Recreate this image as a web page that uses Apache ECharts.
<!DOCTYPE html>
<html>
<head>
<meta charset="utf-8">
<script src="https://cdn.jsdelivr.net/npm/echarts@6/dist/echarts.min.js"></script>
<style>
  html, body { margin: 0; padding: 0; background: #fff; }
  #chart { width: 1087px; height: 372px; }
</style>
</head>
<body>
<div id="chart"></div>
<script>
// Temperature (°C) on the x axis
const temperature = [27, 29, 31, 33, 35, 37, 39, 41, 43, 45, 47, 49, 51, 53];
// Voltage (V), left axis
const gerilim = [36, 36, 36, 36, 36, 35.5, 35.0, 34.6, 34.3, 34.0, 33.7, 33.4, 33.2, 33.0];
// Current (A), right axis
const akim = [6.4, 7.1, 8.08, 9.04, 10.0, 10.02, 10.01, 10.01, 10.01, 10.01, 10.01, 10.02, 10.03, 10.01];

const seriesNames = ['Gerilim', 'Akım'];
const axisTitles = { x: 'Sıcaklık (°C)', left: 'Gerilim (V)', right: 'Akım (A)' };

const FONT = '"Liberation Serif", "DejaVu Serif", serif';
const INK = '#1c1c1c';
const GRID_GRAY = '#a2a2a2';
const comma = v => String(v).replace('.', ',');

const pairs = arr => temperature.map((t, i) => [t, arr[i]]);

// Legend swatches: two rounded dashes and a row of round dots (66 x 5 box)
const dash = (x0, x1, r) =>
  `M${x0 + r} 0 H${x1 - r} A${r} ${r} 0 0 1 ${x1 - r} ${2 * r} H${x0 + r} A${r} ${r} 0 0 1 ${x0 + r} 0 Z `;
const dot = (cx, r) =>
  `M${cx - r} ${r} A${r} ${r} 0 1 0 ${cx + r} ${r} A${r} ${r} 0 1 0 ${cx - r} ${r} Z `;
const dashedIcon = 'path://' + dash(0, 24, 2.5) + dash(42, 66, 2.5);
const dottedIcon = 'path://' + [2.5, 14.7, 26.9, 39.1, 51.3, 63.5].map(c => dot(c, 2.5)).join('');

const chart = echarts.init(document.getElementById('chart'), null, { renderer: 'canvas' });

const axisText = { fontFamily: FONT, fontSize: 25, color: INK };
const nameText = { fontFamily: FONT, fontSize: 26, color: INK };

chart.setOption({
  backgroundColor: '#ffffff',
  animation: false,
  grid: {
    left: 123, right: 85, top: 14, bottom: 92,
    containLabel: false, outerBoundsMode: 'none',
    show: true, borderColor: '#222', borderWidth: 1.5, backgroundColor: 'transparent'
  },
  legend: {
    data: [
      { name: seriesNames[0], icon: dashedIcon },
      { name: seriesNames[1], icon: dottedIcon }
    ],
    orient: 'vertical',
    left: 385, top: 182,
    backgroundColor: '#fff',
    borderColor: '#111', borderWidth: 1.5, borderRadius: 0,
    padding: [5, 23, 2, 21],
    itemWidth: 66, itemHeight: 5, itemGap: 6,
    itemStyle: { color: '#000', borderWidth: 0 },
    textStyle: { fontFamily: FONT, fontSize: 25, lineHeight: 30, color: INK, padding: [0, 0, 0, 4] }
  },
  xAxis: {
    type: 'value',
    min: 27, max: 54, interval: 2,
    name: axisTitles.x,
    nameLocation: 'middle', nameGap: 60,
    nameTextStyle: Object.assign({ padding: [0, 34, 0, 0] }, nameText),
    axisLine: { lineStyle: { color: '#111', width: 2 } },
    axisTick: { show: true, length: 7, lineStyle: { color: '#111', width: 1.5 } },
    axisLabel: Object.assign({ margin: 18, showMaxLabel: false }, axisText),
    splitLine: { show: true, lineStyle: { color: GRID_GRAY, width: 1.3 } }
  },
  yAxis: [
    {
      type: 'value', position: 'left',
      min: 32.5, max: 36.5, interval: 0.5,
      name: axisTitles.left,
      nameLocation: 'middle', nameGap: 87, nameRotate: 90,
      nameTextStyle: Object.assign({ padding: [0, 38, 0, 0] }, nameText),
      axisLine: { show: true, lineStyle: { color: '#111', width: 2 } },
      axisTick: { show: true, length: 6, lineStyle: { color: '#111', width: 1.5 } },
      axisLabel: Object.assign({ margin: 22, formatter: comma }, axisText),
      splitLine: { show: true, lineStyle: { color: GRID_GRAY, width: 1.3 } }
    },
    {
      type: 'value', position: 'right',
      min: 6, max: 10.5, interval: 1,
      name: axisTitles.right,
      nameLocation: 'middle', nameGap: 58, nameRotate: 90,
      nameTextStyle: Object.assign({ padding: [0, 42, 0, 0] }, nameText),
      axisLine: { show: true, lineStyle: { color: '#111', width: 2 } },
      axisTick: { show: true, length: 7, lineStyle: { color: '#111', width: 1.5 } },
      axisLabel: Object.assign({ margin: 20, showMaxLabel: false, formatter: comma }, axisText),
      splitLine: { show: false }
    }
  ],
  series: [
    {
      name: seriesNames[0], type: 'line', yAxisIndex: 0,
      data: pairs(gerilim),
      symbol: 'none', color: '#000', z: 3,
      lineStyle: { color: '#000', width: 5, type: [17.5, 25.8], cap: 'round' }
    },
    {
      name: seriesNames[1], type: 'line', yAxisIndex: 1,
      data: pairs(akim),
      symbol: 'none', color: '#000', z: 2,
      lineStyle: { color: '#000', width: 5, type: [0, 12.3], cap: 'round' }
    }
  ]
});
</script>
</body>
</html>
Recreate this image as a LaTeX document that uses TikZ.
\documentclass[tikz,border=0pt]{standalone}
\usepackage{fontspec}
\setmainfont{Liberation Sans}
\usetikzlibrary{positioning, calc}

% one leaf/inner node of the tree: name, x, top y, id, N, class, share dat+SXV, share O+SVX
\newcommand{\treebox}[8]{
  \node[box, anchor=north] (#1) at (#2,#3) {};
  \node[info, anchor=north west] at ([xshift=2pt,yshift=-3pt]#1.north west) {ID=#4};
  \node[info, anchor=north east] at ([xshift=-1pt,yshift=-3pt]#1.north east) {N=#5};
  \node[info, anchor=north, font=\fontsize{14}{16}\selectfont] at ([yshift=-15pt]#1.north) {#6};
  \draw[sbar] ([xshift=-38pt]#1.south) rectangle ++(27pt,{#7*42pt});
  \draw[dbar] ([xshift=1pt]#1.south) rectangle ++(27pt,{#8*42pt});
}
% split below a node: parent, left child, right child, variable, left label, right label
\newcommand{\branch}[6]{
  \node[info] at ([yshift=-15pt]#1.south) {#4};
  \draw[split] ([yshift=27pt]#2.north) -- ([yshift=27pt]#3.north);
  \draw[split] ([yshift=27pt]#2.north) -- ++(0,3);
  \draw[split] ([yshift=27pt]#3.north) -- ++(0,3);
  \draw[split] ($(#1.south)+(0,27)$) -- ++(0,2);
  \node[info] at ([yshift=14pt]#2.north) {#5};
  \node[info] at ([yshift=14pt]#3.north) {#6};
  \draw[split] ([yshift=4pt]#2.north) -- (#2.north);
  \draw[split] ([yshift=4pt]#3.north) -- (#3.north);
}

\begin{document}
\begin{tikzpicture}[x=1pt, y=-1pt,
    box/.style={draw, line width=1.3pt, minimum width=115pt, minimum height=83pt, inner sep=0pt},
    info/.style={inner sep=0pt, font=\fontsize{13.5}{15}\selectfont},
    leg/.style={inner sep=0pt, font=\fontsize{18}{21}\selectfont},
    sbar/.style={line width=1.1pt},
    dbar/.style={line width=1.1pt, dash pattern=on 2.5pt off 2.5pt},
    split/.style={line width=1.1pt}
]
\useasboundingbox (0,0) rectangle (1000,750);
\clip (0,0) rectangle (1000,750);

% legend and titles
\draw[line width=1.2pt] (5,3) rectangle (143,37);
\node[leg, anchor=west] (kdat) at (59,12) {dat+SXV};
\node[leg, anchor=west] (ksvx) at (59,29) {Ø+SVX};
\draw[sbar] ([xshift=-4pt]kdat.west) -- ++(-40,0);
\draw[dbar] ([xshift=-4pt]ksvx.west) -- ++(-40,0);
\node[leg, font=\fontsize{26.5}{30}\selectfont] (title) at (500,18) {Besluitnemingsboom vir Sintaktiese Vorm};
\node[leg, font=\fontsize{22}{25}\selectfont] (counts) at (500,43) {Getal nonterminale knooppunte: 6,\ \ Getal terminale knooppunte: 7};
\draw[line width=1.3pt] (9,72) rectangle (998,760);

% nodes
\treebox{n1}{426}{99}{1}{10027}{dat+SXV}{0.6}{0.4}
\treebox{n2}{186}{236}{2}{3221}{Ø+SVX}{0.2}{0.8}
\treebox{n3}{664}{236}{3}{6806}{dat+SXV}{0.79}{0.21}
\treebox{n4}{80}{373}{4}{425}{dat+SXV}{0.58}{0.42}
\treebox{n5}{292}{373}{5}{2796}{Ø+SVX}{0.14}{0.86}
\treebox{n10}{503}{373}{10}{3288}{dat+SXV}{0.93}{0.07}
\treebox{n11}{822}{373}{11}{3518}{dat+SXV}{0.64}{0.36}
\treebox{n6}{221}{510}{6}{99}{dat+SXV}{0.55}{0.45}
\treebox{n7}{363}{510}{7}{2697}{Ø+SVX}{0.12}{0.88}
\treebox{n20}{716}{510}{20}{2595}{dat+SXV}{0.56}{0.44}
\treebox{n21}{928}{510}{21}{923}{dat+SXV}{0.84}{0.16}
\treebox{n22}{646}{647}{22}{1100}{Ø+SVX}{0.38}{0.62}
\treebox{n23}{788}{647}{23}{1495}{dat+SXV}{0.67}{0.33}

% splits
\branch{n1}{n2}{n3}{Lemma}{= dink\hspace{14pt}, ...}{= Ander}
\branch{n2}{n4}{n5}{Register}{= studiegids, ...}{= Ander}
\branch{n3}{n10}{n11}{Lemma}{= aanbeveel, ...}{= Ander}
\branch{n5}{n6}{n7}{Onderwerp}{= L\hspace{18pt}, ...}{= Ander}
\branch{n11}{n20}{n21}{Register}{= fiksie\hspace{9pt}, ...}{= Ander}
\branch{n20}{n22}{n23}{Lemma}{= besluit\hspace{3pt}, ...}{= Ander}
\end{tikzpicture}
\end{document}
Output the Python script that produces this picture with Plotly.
_ _ _ _
Quote exactly the lines running from the start of the listing above through the line where "const pairs = arr" is found, and output no other lines.

[COMPLETED EXERCISE]
Recreate this image as a web page that uses Apache ECharts.
<!DOCTYPE html>
<html>
<head>
<meta charset="utf-8">
<script src="https://cdn.jsdelivr.net/npm/echarts@6/dist/echarts.min.js"></script>
<style>
  html, body { margin: 0; padding: 0; background: #fff; }
  #chart { width: 1087px; height: 372px; }
</style>
</head>
<body>
<div id="chart"></div>
<script>
// Temperature (°C) on the x axis
const temperature = [27, 29, 31, 33, 35, 37, 39, 41, 43, 45, 47, 49, 51, 53];
// Voltage (V), left axis
const gerilim = [36, 36, 36, 36, 36, 35.5, 35.0, 34.6, 34.3, 34.0, 33.7, 33.4, 33.2, 33.0];
// Current (A), right axis
const akim = [6.4, 7.1, 8.08, 9.04, 10.0, 10.02, 10.01, 10.01, 10.01, 10.01, 10.01, 10.02, 10.03, 10.01];

const seriesNames = ['Gerilim', 'Akım'];
const axisTitles = { x: 'Sıcaklık (°C)', left: 'Gerilim (V)', right: 'Akım (A)' };

const FONT = '"Liberation Serif", "DejaVu Serif", serif';
const INK = '#1c1c1c';
const GRID_GRAY = '#a2a2a2';
const comma = v => String(v).replace('.', ',');

const pairs = arr => temperature.map((t, i) => [t, arr[i]]);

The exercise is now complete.